Nobrow is, at the same time, more than mass culture, and nothing but mass culture. To say that nobrow is a state of not being self-aware is only partially correct; a state of true nobrow is aware of its culture, but that culture is neither high nor low, but transcends the question entirely.
In John Seabrook's Nobrow: The Culture of Marketing, the Marketing of Culture, he traces the evolution of the New Yorker from a bastion of highbrow culture -- one that transcends the petty marketing concerns of more lowbrow establishments -- to a purveyor of what he refers to as Buzz -- essentially, nobrow culture. The proliferation of mass media and mass production has allowed that which was once highbrow -- certain art, music, and other entertainments -- to lose its associations with culture entirely, and become caught up in the marketing machine of modern culture.
MTV, says Seabrook, is the ultimate in nobrow. There is no distinction between the content and the advertising -- hip-hop videos are advertisements both for themselves and for the hip-hop lifestyle. A better example, perhaps, would be Star Wars. Star Wars is the ultimate in nobrow experiences: it doesn't take any specialized knowledge to appreciate, and, at the same time, it is far from being crass and lowbrow. Nor does it fit into the middlebrow distinction: those of "high" tastes do not lower themselves to enjoy it, nor do those of "low" tastes have to raise themselves. Nobrow implies a lack of cultural affiliation.
In his treatment of the rise of the nobrow New Yorker as a marketer of Buzz, Seabrook makes some stilted and obviously highbrow arguments about culture and cultural consumption; the irony is that he is a decidely highbrow figure who, through a miraculous interaction with MTV, has embraced the nobrow culture that he sees pervading the world today, but remains staunchly highbrow in his discourse about the whole thing.
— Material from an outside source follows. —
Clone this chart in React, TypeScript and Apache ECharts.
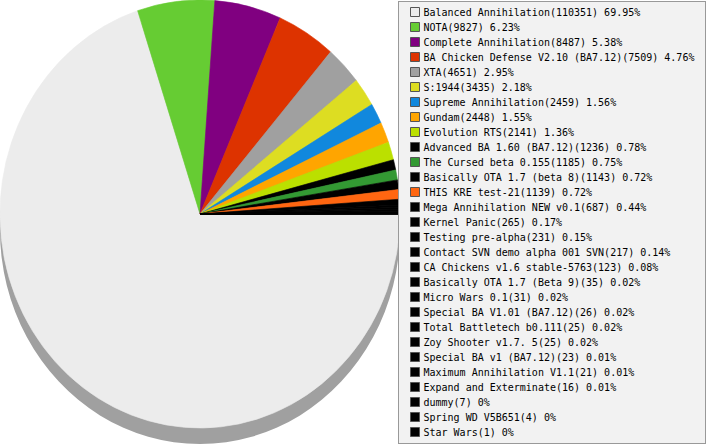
import React, { useEffect, useRef } from "react";
import * as echarts from "echarts";

const names = [
  "Balanced Annihilation",
  "NOTA",
  "Complete Annihilation",
  "BA Chicken Defense V2.10 (BA7.12)",
  "XTA",
  "S:1944",
  "Supreme Annihilation",
  "Gundam",
  "Evolution RTS",
  "Advanced BA 1.60 (BA7.12)",
  "The Cursed beta 0.155",
  "Basically OTA 1.7 (beta 8)",
  "THIS KRE test-21",
  "Mega Annihilation NEW v0.1",
  "Kernel Panic",
  "Testing pre-alpha",
  "Contact SVN demo alpha 001 SVN",
  "CA Chickens v1.6 stable-5763",
  "Basically OTA 1.7 (Beta 9)",
  "Micro Wars 0.1",
  "Special BA V1.01 (BA7.12)",
  "Total Battletech b0.111",
  "Zoy Shooter v1.7. 5",
  "Special BA v1 (BA7.12)",
  "Maximum Annihilation V1.1",
  "Expand and Exterminate",
  "dummy",
  "Spring WD V5B651",
  "Star Wars",
];

const values = [
  110351, 9827, 8487, 7509, 4651, 3435, 2459, 2448, 2141, 1236, 1185, 1143,
  1139, 687, 265, 231, 217, 123, 35, 31, 26, 25, 25, 23, 21, 16, 7, 4, 1,
];

const colors = [
  "#ececec", "#66cc33", "#800080", "#dd3300", "#a0a0a0", "#dddd22",
  "#1188dd", "#ffa500", "#bbe000", "#000000", "#339933", "#000000",
  "#ff6611", "#000000", "#000000", "#000000", "#000000", "#000000",
  "#000000", "#000000", "#000000", "#000000", "#000000", "#000000",
  "#000000", "#000000", "#000000", "#000000", "#000000",
];

export default function App() {
  const pieRef = useRef<HTMLDivElement>(null);
  const legRef = useRef<HTMLDivElement>(null);

  useEffect(() => {
    document.body.style.margin = "0";
    const total = values.reduce((a, b) => a + b, 0);
    const data = names.map((n, i) => ({
      name: n,
      value: values[i],
      itemStyle: { color: colors[i], borderColor: colors[i], borderWidth: 0.6 },
    }));

    const pie = echarts.init(pieRef.current!, undefined, { renderer: "svg" });
    pie.setOption({
      animation: false,
      series: [
        {
          type: "pie",
          silent: true,
          center: [200, 215],
          radius: 200,
          label: { show: false },
          labelLine: { show: false },
          itemStyle: { color: "#a0a0a0", borderWidth: 0 },
          data: [{ name: "shadow", value: 1 }],
          z: 1,
        },
        {
          type: "pie",
          silent: true,
          center: [200, 200],
          radius: 200,
          startAngle: 0,
          clockwise: true,
          label: { show: false },
          labelLine: { show: false },
          emphasis: { disabled: true },
          data,
          z: 2,
        },
      ],
    });

    const leg = echarts.init(legRef.current!, undefined, { renderer: "svg" });
    leg.setOption({
      animation: false,
      legend: {
        orient: "vertical",
        left: 11,
        top: 5,
        padding: 0,
        itemWidth: 9,
        itemHeight: 9,
        itemGap: 5,
        selectedMode: false,
        icon: "rect",
        itemStyle: { borderColor: "#555", borderWidth: 1 },
        textStyle: {
          fontFamily: "DejaVu Sans Mono",
          fontSize: 10,
          lineHeight: 10,
          color: "#000",
          padding: [0, 0, 0, -1],
        },
        formatter: (name: string) => {
          const i = names.indexOf(name);
          const pct = parseFloat(((values[i] / total) * 100).toFixed(2));
          return `${name}(${values[i]}) ${pct}%`;
        },
        data: names,
      },
      series: [
        {
          type: "pie",
          radius: 0,
          center: [-100, -100],
          silent: true,
          label: { show: false },
          labelLine: { show: false },
          data: names.map((n, i) => ({
            name: n,
            value: values[i],
            itemStyle: { color: colors[i] },
          })),
        },
      ],
    });

    return () => {
      pie.dispose();
      leg.dispose();
    };
  }, []);

  return (
    <div style={{ position: "relative", width: 707, height: 445, overflow: "hidden", background: "#fff" }}>
      <div
        ref={pieRef}
        style={{
          position: "absolute",
          left: 0,
          top: 0,
          width: 400,
          height: 420,
          transform: "scaleY(1.07)",
          transformOrigin: "0 0",
        }}
      />
      <div
        ref={legRef}
        style={{
          position: "absolute",
          left: 398,
          top: 1,
          width: 308,
          height: 443,
          boxSizing: "border-box",
          background: "#f2f2f2",
          border: "1px solid #999",
        }}
      />
    </div>
  );
}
In a sense, though, I agree with much of what Seabrook argues: cultural barriers are falling, what was once high art has become a commodity, and the art itself can no longer be distinguished from its marketing. However, rather than the sort of homo-culture that Seabrook sees, I see a continuing proliferation of nobrow subcultures on whose ideologies the next wave of nobrow will be built, thus invalidating them; we have seen this happen repeatedly in this century, after the apparent death of the avant garde movement. What is subculture today is mainstream tomorrow, and everything is available to all people. That which is still considered highbrow has fallen out of favor, precisely because it is not marketable; this is part of Seabrook's observation about the New Yorker -- that it could no longer remain blithely highbrow, ignorant of its marketability. It had to sell Buzz, to become nobrow, to remain vital.
In all, Nobrow is a good read, although Seabrook's obvious highbrow upbringing leads to not only a condescending attitude, but cultural blinders to what the great unwashed masses are up to. I would have preferred, though, to hear more pontification on culture, rather than the minutae of life at MTV ... but you get what you pay for, and $12 for a trade paperback ain't bad. Ironically, though, Nobrow isn't nobrow by any stretch of the word; in his afterward to the paperback edition, Seabrook complains of poor sales. No surprise: he made a compromise between sociological content and shiny things, and came out weak on both sides. It reads, actually, like a really long New Yorker article (of the modern era).
Like it or not, nobrow is here to stay. And amen to that. Heaven knows I hate the stodginess that goes along with highbrow; at least now I can enjoy some of it without the cultural stigma.